Citation

" La réalité c'est ce qui continue d'exister lorsque l'on cesse d'y croire"



Philip.K Dick







jeudi 16 septembre 2010

Histoire de Bas-Côté

J'ai un Tic génétique. Quand quelque chose suscite mon intérêt visuel, je ne le confronte pas de face, mes deux yeux parallèles à l'objet de ma curiosité, je tourne ma tête de profil et observe de côté, comme pour me concentrer sur un seul oeil plutôt que de profiter de ce que les deux m'apporteraient. C'est quelque chose que je ne contrôle pas, d'où le terme de tic, mais qui ne fait cependant pas partie de ceux dont on se debarrasseraient bien, puisqu'il est parfaitement justifié selon moi.

Chaque Handicap vous pousse à affûter d'autres sens, les aveugles surdéveloppent leur Ouïe et leur toucher, Les Sourds ,leur vue et perçoivent des vibrations qui nous sont inconnues, inconnues pourquoi? Parceque nous n'y prêtons pas attention, nous imaginons ne pas en avoir la necessité, nous sommes comblés par des sensations en abondance, et c'est bien là le soucis l'abondance, la multitude des choix, des possibilités, on se retrouve rassasié, satisfait, parceque plus on a de choix, plus on se sent libre et ça nous suffit, on ne cherche pas plus loin.

C'est pourtant en se privant d'une chose que l'on se retrouve en véritable face à face avec sa valeur. Je n'apprécie jamais autant quelque chose qu'en en étant privée. La privation nous pousse à nous dépasser, à aller au delà de nos capacités, elle développe de nouvelles aptitudes, nous modifie, nous remodèle, et plus encore nous reconcentre. La déconcentration, c'est la conséquence du trop, du vaste, du ailleurs, du autre chose, Plus vous réduisez votre monde et plus vous vous concentrez. Sur quoi? Sur ce dont vous ne vous privez pas. Vous découvrez alors ces choses que vous aviez jusqu'alors royalement snobé et qui aujourd'hui vous paraissent si évidentes, et absolument dignes d'interêt, vous rédéfinissez de nouvelles frontières,  remodelez votre perception , remettez en cause vos certitudes , réadaptez consciemment ou inconsciemment votre attitude,  focalisez votre attention sur de nouvelles obsessions, on se recentre, on approfondit, on s'affûte, on décortique , on se surmonte, on surdéveloppe, on détaille, la privation est un zoom considérable sur ce qu'il nous reste. 

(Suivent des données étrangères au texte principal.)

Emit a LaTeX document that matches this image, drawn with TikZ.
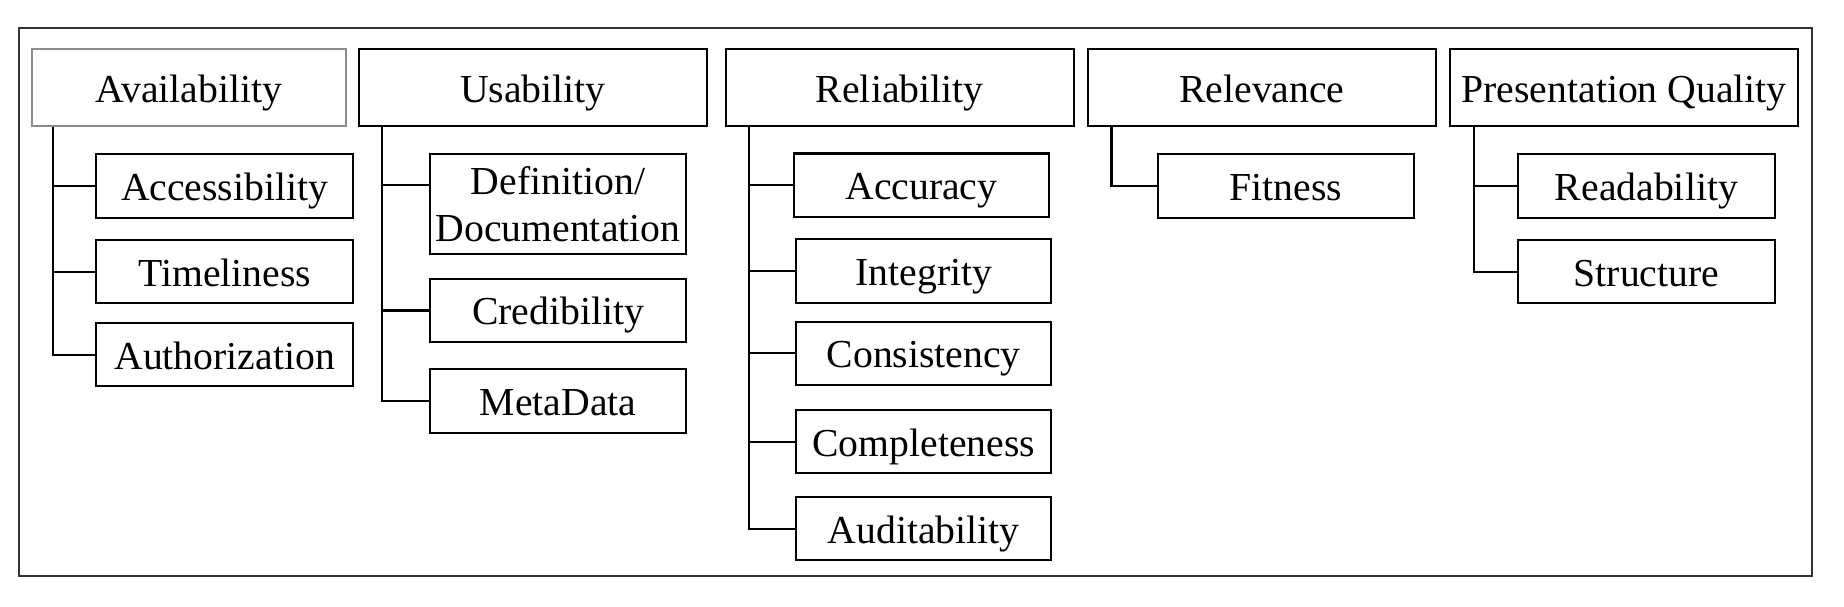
\documentclass[tikz,border=0pt]{standalone}
\usepackage{fontspec}
\setmainfont{Liberation Serif}
\usetikzlibrary{positioning}

\begin{document}
\begin{tikzpicture}[line width=0.5pt,
	every node/.style={font=\fontsize{9.6}{11.3}\selectfont, inner sep=0pt},
	oneline/.style={text height=7pt, text depth=0pt},
	cat/.style={draw, oneline, minimum width=2.96cm, minimum height=0.65cm},
	subbox/.style={draw, minimum width=2.18cm, minimum height=0.54cm, align=center},
	sub/.style={subbox, oneline}]
	\useasboundingbox (0,0) rectangle (15.68,-5.153);
	\draw[black!80] (0.16,-0.24) rectangle (15.41,-4.90);
	% categories
	\node[cat,draw=black!45,minimum width=2.67cm] (avail) at (1.605,-0.745) {Availability};
	\node[cat] (usab) at (4.53,-0.745) {Usability};
	\node[cat] (relia) at (7.65,-0.745) {Reliability};
	\node[cat] (relev) at (10.73,-0.745) {Relevance};
	\node[cat] (pq) at (13.81,-0.745) {Presentation Quality};
	% sub dimensions
	\node[sub] (acc) at (1.91,-1.58) {Accessibility};
	\node[sub] (time) at (1.91,-2.31) {Timeliness};
	\node[sub] (auth) at (1.91,-3.015) {Authorization};
	\node[subbox,minimum height=0.85cm] (def) at (4.745,-1.735) {Definition/\\Documentation};
	\node[sub] (cred) at (4.745,-2.64) {Credibility};
	\node[sub] (meta) at (4.745,-3.41) {MetaData};
	\node[sub,minimum width=2.17cm] (accur) at (7.835,-1.575) {Accuracy};
	\node[sub,minimum width=2.17cm] (integ) at (7.855,-2.305) {Integrity};
	\node[sub,minimum width=2.17cm] (cons) at (7.855,-3.005) {Consistency};
	\node[sub,minimum width=2.17cm] (compl) at (7.855,-3.755) {Completeness};
	\node[sub,minimum width=2.17cm] (audit) at (7.855,-4.495) {Auditability};
	\node[sub] (fit) at (10.935,-1.58) {Fitness};
	\node[sub] (read) at (14.00,-1.58) {Readability};
	\node[sub] (struct) at (14.00,-2.31) {Structure};
	% tree lines
	\foreach \c in {acc,time,auth}
		\draw ([xshift=1.9mm]avail.south west) |- (\c.west);
	\draw ([xshift=2.1mm]usab.south west) |- ([yshift=1.6mm]def.west);
	\foreach \c in {cred,meta}
		\draw ([xshift=2.1mm]usab.south west) |- (\c.west);
	\foreach \c in {accur,integ,cons,compl,audit}
		\draw ([xshift=2.1mm]relia.south west) |- (\c.west);
	\draw ([xshift=2.1mm]relev.south west) |- (fit.west);
	\foreach \c in {read,struct}
		\draw ([xshift=2.1mm]pq.south west) |- (\c.west);
\end{tikzpicture}
\end{document}
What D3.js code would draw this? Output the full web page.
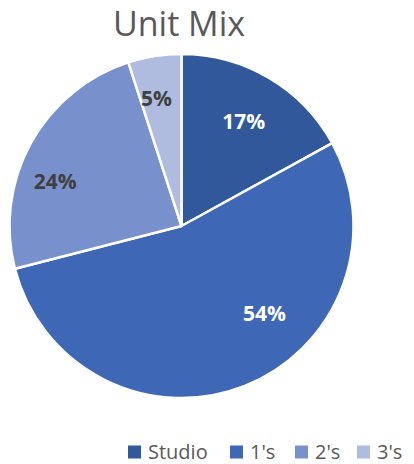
<!DOCTYPE html>
<html>
<head>
<meta charset="utf-8">
<script src="https://cdn.jsdelivr.net/npm/d3@7"></script>
<style>
  html, body { margin: 0; padding: 0; background: #fff; }
  svg { display: block; }
</style>
</head>
<body>
<svg id="chart" width="414" height="464"></svg>
<script>
// Unit mix by apartment type (share of units, %)
const categories = ["Studio", "1's", "2's", "3's"];
const shares = [17, 54, 24, 5];
const colors = ["#31589B", "#3E68B6", "#7891CD", "#B0BCDF"];
const labelColors = ["#ffffff", "#ffffff", "#404040", "#404040"];

const W = 414, H = 464;
const cx = 181.5, cy = 226, R = 172;

const svg = d3.select("#chart");

svg.append("text")
  .attr("x", 179).attr("y", 36)
  .attr("text-anchor", "middle")
  .attr("font-family", "'Open Sans', 'Noto Sans', sans-serif")
  .attr("font-size", 34)
  .attr("fill", "#595959")
  .text("Unit Mix");

const pie = d3.pie().sort(null).value(d => d.v);
const arcs = pie(categories.map((c, i) => ({ c, v: shares[i], i })));

const arc = d3.arc().innerRadius(0).outerRadius(R);

const g = svg.append("g").attr("transform", `translate(${cx},${cy})`);

g.selectAll("path.slice")
  .data(arcs)
  .join("path")
  .attr("class", "slice")
  .attr("d", arc)
  .attr("fill", d => colors[d.data.i])
  .attr("stroke", "#fff")
  .attr("stroke-width", 2.5)
  .attr("stroke-linejoin", "round");

// best-fit label placement: angular shift (deg) from slice middle and radius fraction
const labelShift = [0, -22, -9, -2];
const labelRadius = [0.71, 0.70, 0.78, 0.76];

g.selectAll("text.lbl")
  .data(arcs)
  .join("text")
  .attr("class", "lbl")
  .each(function (d) {
    const i = d.data.i;
    const a = (d.startAngle + d.endAngle) / 2 + labelShift[i] * Math.PI / 180;
    const r = R * labelRadius[i];
    d3.select(this)
      .attr("x", r * Math.sin(a))
      .attr("y", -r * Math.cos(a));
  })
  .attr("text-anchor", "middle")
  .attr("dominant-baseline", "central")
  .attr("font-family", "'Open Sans', 'Noto Sans', sans-serif")
  .attr("font-weight", "bold")
  .attr("font-size", 21)
  .attr("fill", d => labelColors[d.data.i])
  .text(d => d.data.v + "%");

// legend
const legendX = [128, 230, 295, 357];
const legend = svg.append("g");
categories.forEach((c, i) => {
  legend.append("rect")
    .attr("x", legendX[i]).attr("y", 445.5)
    .attr("width", 13).attr("height", 13)
    .attr("fill", colors[i]);
  legend.append("text")
    .attr("x", legendX[i] + 20).attr("y", 459)
    .attr("font-family", "'Open Sans', 'Noto Sans', sans-serif")
    .attr("font-size", 20)
    .attr("fill", "#595959")
    .text(c);
});
</script>
</body>
</html>
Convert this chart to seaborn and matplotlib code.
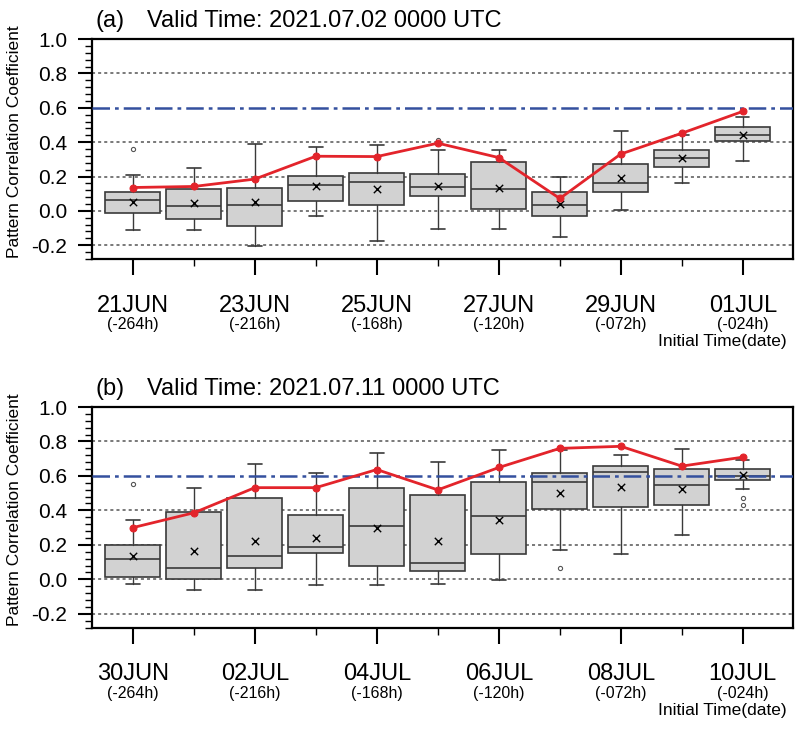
import numpy as np
import pandas as pd
import seaborn as sns
import matplotlib.pyplot as plt
from matplotlib.ticker import MultipleLocator

# ---- data ----
days = list(range(11))

a_q1 = [-0.01, -0.05, -0.09, 0.06, 0.033, 0.086, 0.008, -0.027, 0.109, 0.257, 0.407]
a_med = [0.062, 0.031, 0.035, 0.15, 0.166, 0.14, 0.127, 0.037, 0.164, 0.31, 0.44]
a_q3 = [0.111, 0.127, 0.136, 0.203, 0.22, 0.216, 0.283, 0.107, 0.271, 0.357, 0.489]
a_lo = [-0.113, -0.113, -0.205, -0.029, -0.175, -0.107, -0.103, -0.15, 0.004, 0.164, 0.292]
a_hi = [0.207, 0.25, 0.39, 0.37, 0.384, 0.353, 0.353, 0.2, 0.464, 0.44, 0.546]
a_mean = [0.051, 0.045, 0.054, 0.142, 0.13, 0.146, 0.133, 0.041, 0.191, 0.308, 0.444]
a_red = [0.136, 0.142, 0.185, 0.318, 0.316, 0.394, 0.31, 0.072, 0.331, 0.452, 0.579]
a_out = [[0.36], [], [], [], [], [0.41], [], [], [], [], []]

b_q1 = [0.016, 0.0, 0.066, 0.152, 0.076, 0.047, 0.144, 0.408, 0.422, 0.433, 0.575]
b_med = [0.115, 0.066, 0.137, 0.189, 0.312, 0.097, 0.367, 0.564, 0.622, 0.548, 0.602]
b_q3 = [0.2, 0.39, 0.474, 0.376, 0.53, 0.488, 0.562, 0.616, 0.655, 0.643, 0.64]
b_lo = [-0.027, -0.06, -0.064, -0.031, -0.035, -0.027, -0.002, 0.171, 0.146, 0.258, 0.523]
b_hi = [0.347, 0.532, 0.672, 0.618, 0.735, 0.68, 0.748, 0.75, 0.719, 0.756, 0.69]
b_mean = [0.133, 0.164, 0.222, 0.242, 0.3, 0.222, 0.346, 0.503, 0.538, 0.527, 0.606]
b_red = [0.3, 0.386, 0.532, 0.532, 0.637, 0.519, 0.649, 0.76, 0.772, 0.657, 0.709]
b_out = [[0.554], [], [], [], [], [], [], [0.066], [], [], [0.47, 0.43]]

a_dates = ['21JUN', '23JUN', '25JUN', '27JUN', '29JUN', '01JUL']
b_dates = ['30JUN', '02JUL', '04JUL', '06JUL', '08JUL', '10JUL']
leads = ['(-264h)', '(-216h)', '(-168h)', '(-120h)', '(-072h)', '(-024h)']

sns.set_style('ticks')
plt.rcParams['font.family'] = ['Liberation Sans', 'DejaVu Sans']
plt.rcParams['text.color'] = 'black'
plt.rcParams['axes.labelcolor'] = 'black'
plt.rcParams['xtick.color'] = 'black'
plt.rcParams['ytick.color'] = 'black'

fig = plt.figure(figsize=(8, 7.33), dpi=100)
ax_a = fig.add_axes([0.115, 0.6467, 0.876, 0.300])
ax_b = fig.add_axes([0.115, 0.1439, 0.876, 0.3008])


def draw_panel(ax, q1, med, q3, lo, hi, mean, red, out, dates, tag, title):
    stats = []
    for i in days:
        stats.append(dict(q1=q1[i], med=med[i], q3=q3[i], whislo=lo[i],
                          whishi=hi[i], fliers=out[i], mean=mean[i]))

    for y in [-0.2, 0.0, 0.2, 0.4, 0.8]:
        ax.axhline(y, color='#555555', lw=1.1, ls=(0, (2, 2)), zorder=1)

    ax.bxp(stats, positions=days, widths=0.9, patch_artist=True,
           capwidths=0.22, manage_ticks=False,
           boxprops=dict(facecolor='#d2d2d2', edgecolor='#3a3a3a', lw=1.2),
           medianprops=dict(color='#3a3a3a', lw=1.2),
           whiskerprops=dict(color='#3a3a3a', lw=1.0),
           capprops=dict(color='#3a3a3a', lw=1.2),
           flierprops=dict(marker='o', markersize=3, markerfacecolor='none',
                           markeredgecolor='#555555', markeredgewidth=0.8),
           zorder=2)

    ax.axhline(0.6, color='#34509e', lw=1.8, ls=(0, (7, 2, 1.5, 2)), zorder=3)

    sns.scatterplot(x=days, y=mean, ax=ax, marker='x', color='black',
                    s=28, linewidth=1.0, zorder=4)
    sns.lineplot(x=days, y=red, ax=ax, color='#e3242b', lw=2.0, marker='o',
                 markersize=5, markeredgecolor='#e3242b', zorder=5)

    ax.set_xlim(-0.67, 10.82)
    ax.set_ylim(-0.28, 1.0)

    ax.xaxis.set_major_locator(MultipleLocator(2))
    ax.xaxis.set_minor_locator(MultipleLocator(1))
    ax.yaxis.set_major_locator(MultipleLocator(0.2))
    ax.yaxis.set_minor_locator(MultipleLocator(0.04))
    ax.set_yticks([-0.2, 0.0, 0.2, 0.4, 0.6, 0.8, 1.0])
    ax.set_yticklabels(['-0.2', '0.0', '0.2', '0.4', '0.6', '0.8', '1.0'])
    ax.set_xticklabels([])
    ax.tick_params(axis='x', which='major', length=11.5, width=1.5, direction='out')
    ax.tick_params(axis='x', which='minor', length=5, width=1.0, direction='out')
    ax.tick_params(axis='y', which='major', length=10, width=1.5, direction='out',
                   labelsize=15, pad=8)
    ax.tick_params(axis='y', which='minor', length=5, width=1.0, direction='out')
    ax.tick_params(top=False, right=False, which='both')

    for s in ax.spines.values():
        s.set_linewidth(1.6)
        s.set_color('black')

    for k, (d, h) in enumerate(zip(dates, leads)):
        ax.annotate(d, xy=(2 * k, 0), xycoords=('data', 'axes fraction'),
                    xytext=(0, -38), textcoords='offset points',
                    ha='center', va='baseline', fontsize=17)
        ax.annotate(h, xy=(2 * k, 0), xycoords=('data', 'axes fraction'),
                    xytext=(0, -50.5), textcoords='offset points',
                    ha='center', va='baseline', fontsize=11.5)
    ax.annotate('Initial Time(date)', xy=(0.991, 0), xycoords='axes fraction',
                xytext=(0, -63), textcoords='offset points',
                ha='right', va='baseline', fontsize=12.5)

    ax.annotate(tag, xy=(0, 1), xycoords='axes fraction', xytext=(2.2, 8.6),
                textcoords='offset points', ha='left', va='baseline', fontsize=17)
    ax.annotate(title, xy=(0, 1), xycoords='axes fraction', xytext=(39.6, 8.6),
                textcoords='offset points', ha='left', va='baseline', fontsize=17)

    ax.set_ylabel('Pattern Correlation Coefficient', fontsize=12.5)
    ax.yaxis.set_label_coords(-0.1, 0.535)
    ax.set_xlabel('')


draw_panel(ax_a, a_q1, a_med, a_q3, a_lo, a_hi, a_mean, a_red, a_out,
           a_dates, '(a)', 'Valid Time: 2021.07.02 0000 UTC')
draw_panel(ax_b, b_q1, b_med, b_q3, b_lo, b_hi, b_mean, b_red, b_out,
           b_dates, '(b)', 'Valid Time: 2021.07.11 0000 UTC')

fig.savefig('out.png', dpi=100)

C'est pourquoi il est bon parfois de se concentrer sur des choses restreintes, la possibilité peut tuer la capacité, plus c'est vaste, moins c'est gérable, on oublie l'essentiel, on bâcle, on survole, le trop tue c'est bien connu, parfois même on s'y perd, on y est tellement noyé de la tête au pied que l'on ne s'imagine pas un instant que cela pourrait être si différent, si satisfait, repus d'autant de trop on ne se rend même plus compte que l'on n'en garde qu'un résidu superficiel, comme une peinture dont on ne percevrait que les couleurs sans leur donner de forme.

La restriction, vous pousse à exploiter ce qu'il vous reste ,à vous concentrer, à perçevoir ce qu'il vous reste plus précisément mais également à observer d'un oeil plus objectif l'objet de votre privation.Vous perçevez dés lors la différence , il est toujours difficile d'être privé d'une chose après avoir été en sa possesion ,ne vous manque pas ce que vous ne connaissez pas, passé la période de sevrage, une fois débarrassé du manque ou bien peut être habitué à ce manque, comme on s'habitue à un nez que l'on n'aime pas particulièrement, vous pourrez décortiquer l'objet de votre privation sous un autre angle, justifier ou reconsidérer son importance, vous découvrirez alors sa vraie valeur, définie par ce qu'il vous en reste, ce petit résidu que l'on n'obtient qu'en s'en débarrassant, vous en récoltez l'essence.